Accepted for/Published in: Journal of Medical Internet Research
Date Submitted: Nov 18, 2024
Date Accepted: May 2, 2025
Facial Emotion Recognition of 16 Distinct Emotions from Smartphone Video: Comparing Machine-Learning vs Human Performance
ABSTRACT
Background:
The development of automatic emotion recognition models from smartphone videos is a crucial step toward the dissemination of psychotherapeutic app-interventions that encourage emotional expressions. Existing models focus mainly on the six basic emotions while neglecting other, therapeutically relevant emotions.

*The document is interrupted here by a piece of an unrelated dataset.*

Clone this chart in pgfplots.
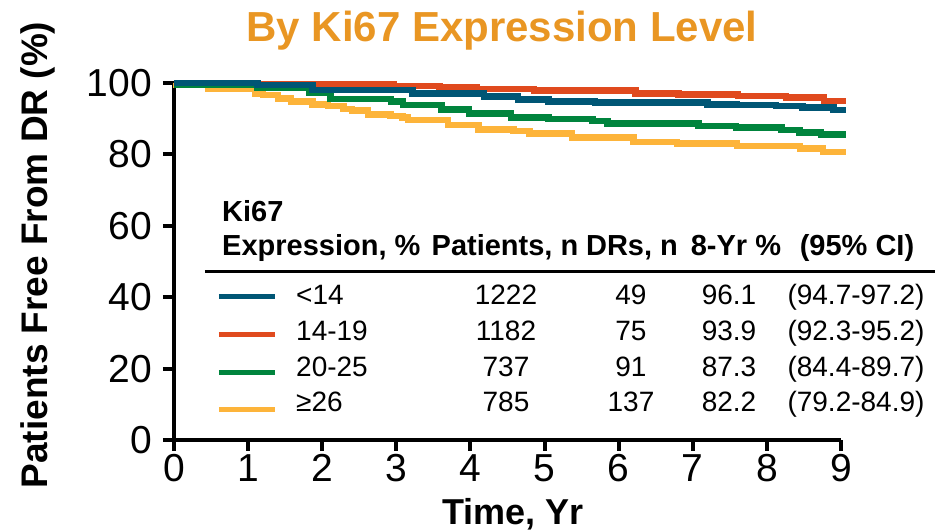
\documentclass[border=0pt]{standalone}
\usepackage{pgfplots}
\pgfplotsset{compat=1.18}
\usepackage{fontspec}
\setmainfont{Liberation Sans}
\definecolor{cblue}{RGB}{0,86,117}
\definecolor{cred}{RGB}{224,74,30}
\definecolor{cgreen}{RGB}{0,132,61}
\definecolor{cyellow}{RGB}{253,180,58}
\definecolor{ctitle}{RGB}{233,150,35}
\begin{document}
\begin{tikzpicture}
\useasboundingbox (-174pt,-92pt) rectangle (761pt,440pt);
\begin{axis}[
  at={(0pt,0pt)}, anchor=south west,
  width=667pt, height=357pt, scale only axis,
  xmin=0, xmax=9, ymin=0, ymax=100,
  axis x line*=bottom, axis y line*=left,
  axis line style={line width=4.5pt, black},
  tick align=outside, major tick length=11pt,
  tick style={line width=4pt, black},
  xtick={0,1,...,9}, ytick={0,20,...,100},
  /pgf/number format/assume math mode=true,
  ticklabel style={font=\fontsize{39}{39}\selectfont, inner sep=0pt},
  xticklabel style={anchor=north, yshift=-3pt},
  yticklabel style={anchor=east, xshift=-11pt},
  clip=false,
  const plot mark left,
  every axis plot/.append style={line width=6.5pt, line join=miter, mark=none},
]
\addplot[cyellow] coordinates {
(0,100) (0.03,99.6) (0.46,98.3) (1.10,97.0) (1.20,96.6) (1.40,95.6) (1.58,94.8)
(1.87,94.0) (2.08,93.6) (2.29,92.7) (2.40,92.3) (2.62,91.2) (2.92,90.7) (3.08,90.3)
(3.16,89.6) (3.70,88.3) (4.11,87.0) (4.58,86.6) (4.80,85.9) (5.37,84.8) (6.20,83.5)
(6.79,83.0) (7.60,82.3) (8.45,81.6) (8.76,80.7) (9.07,80.7)};
\addplot[cgreen] coordinates {
(0,100) (0.05,99.6) (1.12,98.6) (1.83,97.3) (2.11,95.5) (2.93,94.8) (3.09,93.8)
(3.61,92.6) (3.98,91.5) (4.55,90.4) (5.05,89.9) (5.65,89.3) (5.85,88.6) (7.08,88.0)
(7.58,87.5) (8.20,86.8) (8.44,86.1) (8.73,85.6) (9.07,85.6)};
\addplot[cred] coordinates {
(0,100) (1.12,99.7) (2.97,99.2) (3.58,98.7) (4.08,98.3) (4.86,97.9) (6.23,97.1)
(6.81,96.8) (7.61,96.3) (8.26,96.0) (8.77,95.0) (9.07,95.0)};
\addplot[cblue] coordinates {
(0,100) (1.13,99.4) (1.87,98.0) (3.22,97.0) (4.18,96.2) (4.64,95.4) (5.05,94.8)
(5.68,94.5) (7.20,94.0) (7.60,93.8) (8.12,93.6) (8.48,93.2) (8.90,92.5) (9.07,92.5)};
\end{axis}
% title and axis labels
\node[anchor=base, font=\fontsize{42}{42}\selectfont\bfseries, text=ctitle, inner sep=0pt] at (328pt,398pt) {By Ki67 Expression Level};
\node[anchor=base, rotate=90, font=\fontsize{37}{37}\selectfont\bfseries, inner sep=0pt] at (-126pt,185pt) {Patients Free From DR (\%)};
\node[anchor=base, font=\fontsize{36}{36}\selectfont\bfseries, inner sep=0pt] at (339pt,-85pt) {Time, Yr};
% table header
\begin{scope}[every node/.style={inner sep=0pt, font=\fontsize{29}{29}\selectfont\bfseries}]
\node[anchor=base west] at (48pt,218pt) {Ki67};
\node[anchor=base west] at (48pt,184pt) {Expression, \%};
\node[anchor=base] at (331pt,184pt) {Patients, n};
\node[anchor=base] at (458pt,184pt) {DRs, n};
\node[anchor=base] at (562pt,184pt) {8-Yr \%};
\node[anchor=base] at (683pt,184pt) {(95\% CI)};
\end{scope}
\draw[line width=3pt] (31pt,168.5pt) -- (761pt,168.5pt);
% legend swatches
\draw[cblue, line width=5pt] (45pt,143pt) -- (101pt,143pt);
\draw[cred, line width=5pt] (45pt,105pt) -- (101pt,105pt);
\draw[cgreen, line width=5pt] (45pt,67pt) -- (101pt,67pt);
\draw[cyellow, line width=5pt] (45pt,30pt) -- (101pt,30pt);
% table rows
\begin{scope}[every node/.style={inner sep=0pt, font=\fontsize{28}{28}\selectfont}]
\node[anchor=base west] at (122pt,135pt) {<14};
\node[anchor=base] at (332pt,135pt) {1222};
\node[anchor=base] at (457pt,135pt) {49};
\node[anchor=base] at (555pt,135pt) {96.1};
\node[anchor=base] at (682pt,135pt) {(94.7-97.2)};
\node[anchor=base west] at (122pt,99pt) {14-19};
\node[anchor=base] at (332pt,99pt) {1182};
\node[anchor=base] at (457pt,99pt) {75};
\node[anchor=base] at (555pt,99pt) {93.9};
\node[anchor=base] at (682pt,99pt) {(92.3-95.2)};
\node[anchor=base west] at (122pt,63pt) {20-25};
\node[anchor=base] at (332pt,63pt) {737};
\node[anchor=base] at (457pt,63pt) {91};
\node[anchor=base] at (555pt,63pt) {87.3};
\node[anchor=base] at (682pt,63pt) {(84.4-89.7)};
\node[anchor=base west] at (122pt,28pt) {≥26};
\node[anchor=base] at (332pt,28pt) {785};
\node[anchor=base] at (457pt,28pt) {137};
\node[anchor=base] at (555pt,28pt) {82.2};
\node[anchor=base] at (682pt,28pt) {(79.2-84.9)};
\end{scope}
\end{tikzpicture}
\end{document}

To support this research, we introduce the novel Stress reduction Training through the Recognition of Emotions Wizard-of-Oz (STREs WoZ) dataset, which contains 14 412 smartphone videos of 63 individuals displaying 16 distinct, therapeutically relevant emotions.
Objective:
The aim of the present research is to develop automatic Facial Emotion Recognition (FER) models for binary (positive vs. negative) and mulit-class emotion classification tasks, to assess the model’s performance and to compare it to human observers in two studies.
Methods:
In Study 1, automatic FER models using both appearance and deep-learnt features for binary and multi-class emotion classification are developed. In Study 2, three human observers are trained on the same task. A test set of 3018 facial emotion videos is completed by both the automatic FER model and human observers. The performance is assessed with unweighted average recall.
Results:
Results show that appearance features outperform deep-learnt features in both tasks, with the attention network using appearance features emerging as the best-performing model. The attention network achieves an accuracy of 92.2 % in the binary classification task, comparable to human performance, but shows lower accuracy (59.0-90.0 %) in the multi-class task, falling short of human accuracy.
Conclusions:
Future studies are needed to enhance the performance of automatic FER models for practical use in psychotherapeutic apps. Nevertheless, this study makes an important first step towards advancing emotion-focused psychotherapeutic interventions via smartphone apps.